Families of US soldiers and civilians, who were killed or severely wounded in Afghanistan, have sued some of the world’s largest banks, including the Deutsche Bank, Standard Chartered and Danske Bank, for helping terrorists carry out their attacks.
The lawsuit was filed on Thursday in a federal court in Brooklyn, New York by 115 Gold Star families or relatives of American military service members killed in the war and relatives of noncombatants, claiming they “knowingly facilitated transfers of millions” of dollars that provided aid to terrorists in the region, according to reports.
According to the lawsuit, transactions involving syndicate agents, operatives and fronts in countries including Afghanistan, Pakistan, Russia and the United Arab Emirates (UAE) raised red flags that they were dealing with terrorist money.
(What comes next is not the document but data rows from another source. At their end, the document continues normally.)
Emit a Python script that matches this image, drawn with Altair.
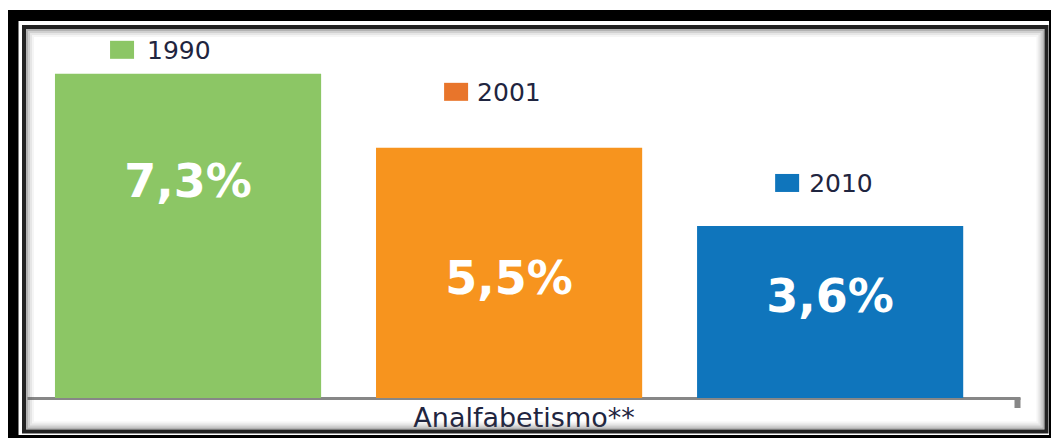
import altair as alt
import pandas as pd

# ---- data ----
years = ["1990", "2001", "2010"]
values = [7.3, 5.5, 3.6]
labels = ["7,3%", "5,5%", "3,6%"]
bar_colors = ["#8CC665", "#F7941E", "#0F75BC"]
legend_colors = ["#8CC665", "#E8752B", "#0F75BC"]
category_title = "Analfabetismo**"

# ---- layout / style ----
W, H = 993, 369
Y_MIN, Y_MAX = -0.584, 8.39
PAD = {"left": 19, "top": 21, "right": 31, "bottom": 40}
TEXT_COLOR = "#1F2540"
FONT = "DejaVu Sans"

# per-category label offsets (pixels)
label_dy = {"1990": 109, "2001": 132, "2010": 72}
legend_sq_dx = {"1990": -66, "2001": -53, "2010": -43}
legend_txt_dx = {"1990": -41, "2001": -32, "2010": -21}
legend_dy = {"1990": -24, "2001": -56, "2010": -43}

df = pd.DataFrame({"year": years, "value": values, "label": labels})
one = pd.DataFrame({"a": [1]})

x = alt.X(
    "year:N",
    sort=years,
    scale=alt.Scale(paddingInner=0.171, paddingOuter=0.132, align=0.33),
    axis=alt.Axis(
        labels=False, ticks=False, domainColor="#878787", domainWidth=3,
        title=category_title, titleFontSize=27, titleFont=FONT,
        titleFontWeight="normal", titleColor=TEXT_COLOR, titlePadding=7,
    ),
)
y = alt.Y("value:Q", scale=alt.Scale(domain=[Y_MIN, Y_MAX], nice=False, zero=False), axis=None)
color = alt.Color("year:N", scale=alt.Scale(domain=years, range=bar_colors), legend=None)


def frame(x1, x2, y1, y2, sw, col, op=1.0):
    return alt.Chart(one).mark_rect(
        fillOpacity=0, stroke=col, strokeWidth=sw, strokeOpacity=op
    ).encode(x=alt.value(x1), x2=alt.value(x2), y=alt.value(y1), y2=alt.value(y2))


layers = []
# outer black frame
layers.append(frame(-14, 1027.5, -13.5, 411.5, 11, "black"))
# inner shadow
for inset, op in [(1, 0.45), (3, 0.28), (5, 0.15), (7, 0.06)]:
    layers.append(frame(-1 + inset, 1017.5 - inset, 0 + inset, 400.5 - inset, 2, "#555555", op))
# inner dark frame
layers.append(frame(-3, 1019.5, -2, 402.5, 4, "#222222"))

bars = alt.Chart(df).mark_bar().encode(
    x=x, y=y, y2=alt.Y2(datum=Y_MIN), color=color
)
layers.append(bars)

# right end tick of the baseline
layers.append(
    alt.Chart(one).mark_rule(color="#878787", strokeWidth=6).encode(
        x=alt.value(990.5), y=alt.value(H), y2=alt.value(H + 10)
    )
)

for yr, lc in zip(years, legend_colors):
    base = alt.Chart(df).transform_filter(alt.datum.year == yr)
    # value label inside bar
    layers.append(
        base.mark_text(
            font=FONT, fontSize=46, fontWeight="bold", color="white",
            baseline="middle", align="center", dy=label_dy[yr],
        ).encode(x=x, y=y, text="label:N")
    )
    # legend square (custom path, offset built in; scale = sqrt(size)/2 = 10px)
    cx = legend_sq_dx[yr] / 10.0
    cy = legend_dy[yr] / 10.0
    path = (
        f"M{cx-1.2:.2f},{cy-0.9:.2f}L{cx+1.2:.2f},{cy-0.9:.2f}"
        f"L{cx+1.2:.2f},{cy+0.9:.2f}L{cx-1.2:.2f},{cy+0.9:.2f}Z"
    )
    layers.append(
        base.mark_point(shape=path, size=400, filled=True, opacity=1, color=lc, strokeWidth=0)
        .encode(x=x, y=y)
    )
    # legend text
    layers.append(
        base.mark_text(
            font=FONT, fontSize=25, color=TEXT_COLOR, align="left",
            baseline="middle", dx=legend_txt_dx[yr], dy=legend_dy[yr] + 1,
        ).encode(x=x, y=y, text="year:N")
    )

chart = (
    alt.layer(*layers)
    .properties(
        width=W, height=H,
        autosize=alt.AutoSizeParams(type="none"),
        padding=PAD, background="white",
    )
    .configure_view(stroke=None)
)

chart.save("out.html", embed_options={"renderer": "svg", "actions": False})
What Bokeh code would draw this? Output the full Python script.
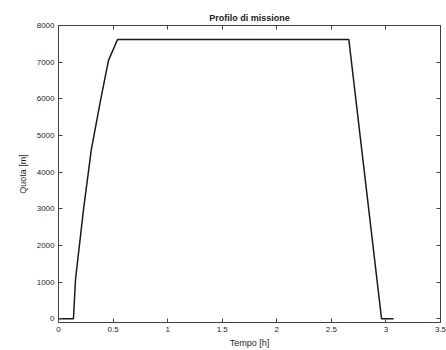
from bokeh.plotting import figure
from bokeh.models import LinearAxis, FixedTicker, Range1d, Title
from bokeh.embed import file_html
from bokeh.resources import INLINE

# Mission profile: time [h] vs altitude [m]
tempo_h = [0.0, 0.137, 0.156, 0.229, 0.30, 0.385, 0.458, 0.541, 2.66, 2.96, 3.07]
quota_m = [0, 0, 1080, 2980, 4600, 5960, 7050, 7620, 7620, 0, 0]

x_ticks = [0, 0.5, 1, 1.5, 2, 2.5, 3, 3.5]
y_ticks = [0, 1000, 2000, 3000, 4000, 5000, 6000, 7000, 8000]

FONT = "Liberation Sans"
AX_COL = "#404040"

p = figure(width=446, height=350, output_backend="svg", toolbar_location=None,
           x_range=Range1d(0, 3.5), y_range=Range1d(-100, 8000),
           min_border_left=58, min_border_right=6, min_border_top=25, min_border_bottom=4)
p.title = Title(text="Profilo di missione", align="center", text_font=FONT,
                text_font_size="9px", text_font_style="bold", text_color="#222222",
                standoff=5, offset=0)
p.background_fill_color = "white"
p.border_fill_color = "white"
p.outline_line_color = None
p.xgrid.visible = False
p.ygrid.visible = False

p.line(tempo_h, quota_m, line_color="#1a1a1a", line_width=1.5)

def style(ax, labels=True):
    ax.axis_line_color = AX_COL
    ax.major_tick_line_color = AX_COL
    ax.major_tick_in = 4
    ax.major_tick_out = 0
    ax.minor_tick_line_color = None
    ax.major_label_text_font = FONT
    ax.major_label_text_font_size = "8px"
    ax.major_label_text_color = "#262626"
    ax.axis_label_text_font = FONT
    ax.axis_label_text_font_size = "9px"
    ax.axis_label_text_font_style = "normal"
    ax.axis_label_text_color = "#262626"
    if not labels:
        ax.major_label_text_font_size = "0px"
        ax.major_label_text_color = None

xa = p.xaxis[0]
xa.ticker = FixedTicker(ticks=x_ticks)
xa.axis_label = "Tempo [h]"
xa.axis_label_standoff = 3
style(xa)
xa.major_label_standoff = 4

ya = p.yaxis[0]
ya.ticker = FixedTicker(ticks=y_ticks)
ya.axis_label = "Quota [m]"
ya.axis_label_standoff = 6
style(ya)
ya.major_label_standoff = 4

top = LinearAxis(ticker=FixedTicker(ticks=x_ticks))
style(top, labels=False)
p.add_layout(top, "above")
right = LinearAxis(ticker=FixedTicker(ticks=y_ticks))
style(right, labels=False)
p.add_layout(right, "right")

open("out.html", "w").write(file_html(p, INLINE))
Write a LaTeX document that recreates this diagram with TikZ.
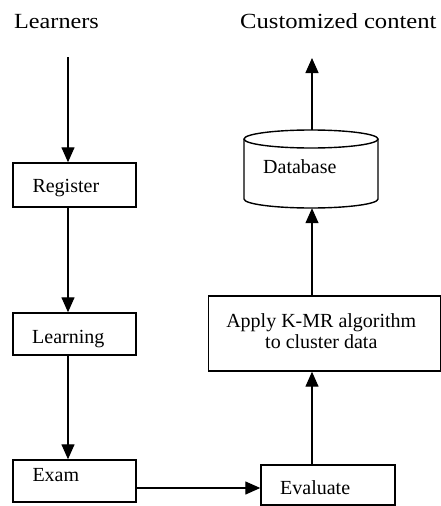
\documentclass[tikz,border=0pt]{standalone}
\usepackage{fontspec}
\setmainfont{Liberation Serif}
\usepackage{graphicx}
\usetikzlibrary{arrows.meta}
\begin{document}
\begin{tikzpicture}[x=1pt,y=-1pt,
  box/.style={draw, line width=1.4pt, rectangle, inner sep=0pt},
  lbl/.style={inner sep=0pt, font=\fontsize{20}{24}\selectfont},
  ttl/.style={inner sep=0pt, font=\fontsize{21.6}{26}\selectfont},
  arr/.style={line width=1.3pt, -{Triangle[length=15pt,width=13pt]}}]
\useasboundingbox (0,0) rectangle (441,506);
% boxes
\node[box, minimum width=123pt, minimum height=44pt] (reg) at (74.5,185) {};
\node[box, minimum width=123pt, minimum height=42pt] (learn) at (74.5,334) {};
\node[box, minimum width=123pt, minimum height=42pt] (exam) at (74.5,481) {};
\node[box, minimum width=134pt, minimum height=40pt] (eval) at (328,485) {};
\node[box, minimum width=232pt, minimum height=75pt] (apply) at (324.3,333.5) {};
% database cylinder
\node[inner sep=0pt, minimum width=134pt, minimum height=78pt] (db) at (311,169) {};
\draw[line width=1.4pt] (311,139) ellipse [x radius=67, y radius=9];
\draw[line width=1.4pt] (244,139) -- (244,199) arc[start angle=180, end angle=360, x radius=67, y radius=-9] -- (378,139);
% labels
\node[ttl, anchor=base west] (tL) at (14,28.3) {\scalebox{1.12}[1]{Learners}};
\node[ttl, anchor=base west] (tC) at (240,28.3) {\scalebox{1.14}[1]{Customized content}};
\node[lbl, anchor=base west] (regt) at (32.3,192.7) {Register};
\node[lbl, anchor=base west] (learnt) at (32,343) {Learning};
\node[lbl, anchor=base west] (examt) at (32.3,481) {Exam};
\node[lbl, anchor=base west] (evalt) at (280,494) {Evaluate};
\node[lbl, anchor=base west] (dbt) at (263,173) {Database};
\node[lbl, anchor=base] (ap1) at (321.3,327) {Apply K-MR algorithm};
\node[lbl, anchor=base] (ap2) at (321.3,348.3) {to cluster data};
% connectors
\coordinate (cL) at (68,57);
\coordinate (cT) at (312,58);
\coordinate (cE) at (0,488);
\draw[arr] (cL) -- (cL |- reg.north);
\draw[arr] (reg.south -| cL) -- (learn.north -| cL);
\draw[arr] (learn.south -| cL) -- (exam.north -| cL);
\draw[arr] (exam.east |- cE) -- (eval.west |- cE);
\draw[arr] (eval.north -| cT) -- (apply.south -| cT);
\draw[arr] (apply.north -| cT) -- (db.south -| cT);
\draw[arr] (db.north -| cT) -- (cT);
\end{tikzpicture}
\end{document}
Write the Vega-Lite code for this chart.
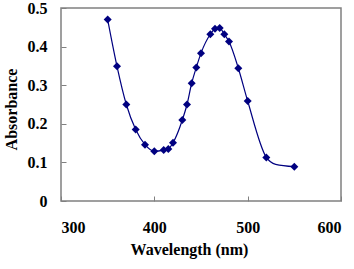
{
  "$schema": "https://vega.github.io/schema/vega-lite/v6.json",
  "width": 280,
  "height": 193,
  "autosize": "none",
  "padding": {"left": 61, "top": 8, "right": 13, "bottom": 68},
  "config": {
    "view": {"stroke": "#808080", "strokeWidth": 1.5},
    "font": "Liberation Serif"
  },
  "data": {
    "values": [
      {"wl": 350, "abs": 0.470, "marker": true},
      {"wl": 360, "abs": 0.349, "marker": true},
      {"wl": 370, "abs": 0.250, "marker": true},
      {"wl": 380, "abs": 0.185, "marker": true},
      {"wl": 390, "abs": 0.146, "marker": true},
      {"wl": 400, "abs": 0.129, "marker": true},
      {"wl": 410, "abs": 0.132, "marker": true},
      {"wl": 415, "abs": 0.135, "marker": true},
      {"wl": 420, "abs": 0.151, "marker": true},
      {"wl": 430, "abs": 0.210, "marker": true},
      {"wl": 435, "abs": 0.250, "marker": true},
      {"wl": 440, "abs": 0.305, "marker": true},
      {"wl": 445, "abs": 0.346, "marker": true},
      {"wl": 450, "abs": 0.383, "marker": true},
      {"wl": 460, "abs": 0.432, "marker": true},
      {"wl": 465, "abs": 0.446, "marker": true},
      {"wl": 470, "abs": 0.448, "marker": true},
      {"wl": 475, "abs": 0.432, "marker": true},
      {"wl": 480, "abs": 0.413, "marker": true},
      {"wl": 490, "abs": 0.344, "marker": true},
      {"wl": 500, "abs": 0.259, "marker": true},
      {"wl": 520, "abs": 0.113, "marker": true},
      {"wl": 530, "abs": 0.095, "marker": false},
      {"wl": 550, "abs": 0.089, "marker": true}
    ]
  },
  "encoding": {
    "x": {
      "field": "wl",
      "type": "quantitative",
      "scale": {"domain": [300, 600], "nice": false},
      "axis": {
        "values": [300, 400, 500, 600],
        "format": "d",
        "title": "Wavelength (nm)",
        "grid": false,
        "domain": false,
        "tickSize": -5,
        "tickColor": "#808080",
        "labelFontSize": 16,
        "labelFontWeight": "bold",
        "labelColor": "black",
        "labelPadding": 23,
        "titleFontSize": 16,
        "titleFontWeight": "bold",
        "titleColor": "black",
        "titlePadding": 6,
        "titleX": 128
      }
    },
    "y": {
      "field": "abs",
      "type": "quantitative",
      "scale": {"domain": [0, 0.5], "nice": false},
      "axis": {
        "values": [0, 0.1, 0.2, 0.3, 0.4, 0.5],
        "labelExpr": "datum.value == 0 ? '0' : format(datum.value, '.1f')",
        "title": "Absorbance",
        "grid": false,
        "domain": false,
        "tickSize": -5,
        "tickColor": "#808080",
        "labelFontSize": 16,
        "labelFontWeight": "bold",
        "labelColor": "black",
        "labelPadding": 19,
        "titleFontSize": 16,
        "titleFontWeight": "bold",
        "titleColor": "black",
        "titlePadding": 8,
        "titleY": 101
      }
    }
  },
  "layer": [
    {
      "mark": {"type": "line", "color": "#000080", "strokeWidth": 1.2, "interpolate": "monotone"}
    },
    {
      "transform": [{"filter": "datum.marker"}],
      "mark": {"type": "point", "shape": "diamond", "filled": true, "size": 64, "color": "#000080", "opacity": 1}
    }
  ]
}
“The terrorists used defendants’ laundromats to change dirty money into clean money and convert dirty foreign currency into clean US dollars. Defendants knew they were aiding terrorism and yet did so anyway,” they said in the complaint.
The complainants include civilians, members of the military and families of people killed or wounded in Afghanistan from 2011 to 2016. They claim Americans were attacked by a terrorist syndicate led by al Qaeda and the Haqqani Network, an extreme faction of the Taliban.
They allege the banks aided and abetted acts of terrorist violence against Americans in Afghanistan and that they aided and abetted a racketeering enterprise consisting of al Qaeda and the Haqqani Network’s terrorism campaign. The complaint seeks unspecified money damages which could reach into the billions of dollars.
They sued the banks under the US Anti-Terrorism Act, which was passed in 1990 and allows victims of terrorism to recover damages. In 2016, Congress broadened the law as it passed the Justice Against Sponsors of Terrorism Act. This act allows suits against people, organisations and countries that provide direct or indirect support to terrorists that target the United States.
According to The New York Times, the complainants say the banks’ treatment of some of their clients indicated that they understood how their services were connected to illegal activities.
Deutsche Bank, the suit alleges, charged higher-than-normal rates to move money around the world for some of its clients, including a Pakistani man whom the US government had flagged as a money launderer for terrorists. The US government said in 2016 that the man, Altaf Khanani, laundered money for drug traffickers and other criminal organisations.
The New York Times cited a Buzzfeed News report from last year which said that Deutsche Bank used a complex series of stock trades in the US and Russia, called mirror trades, that allowed Khanani to move money across the world on behalf of al Qaeda and the Taliban.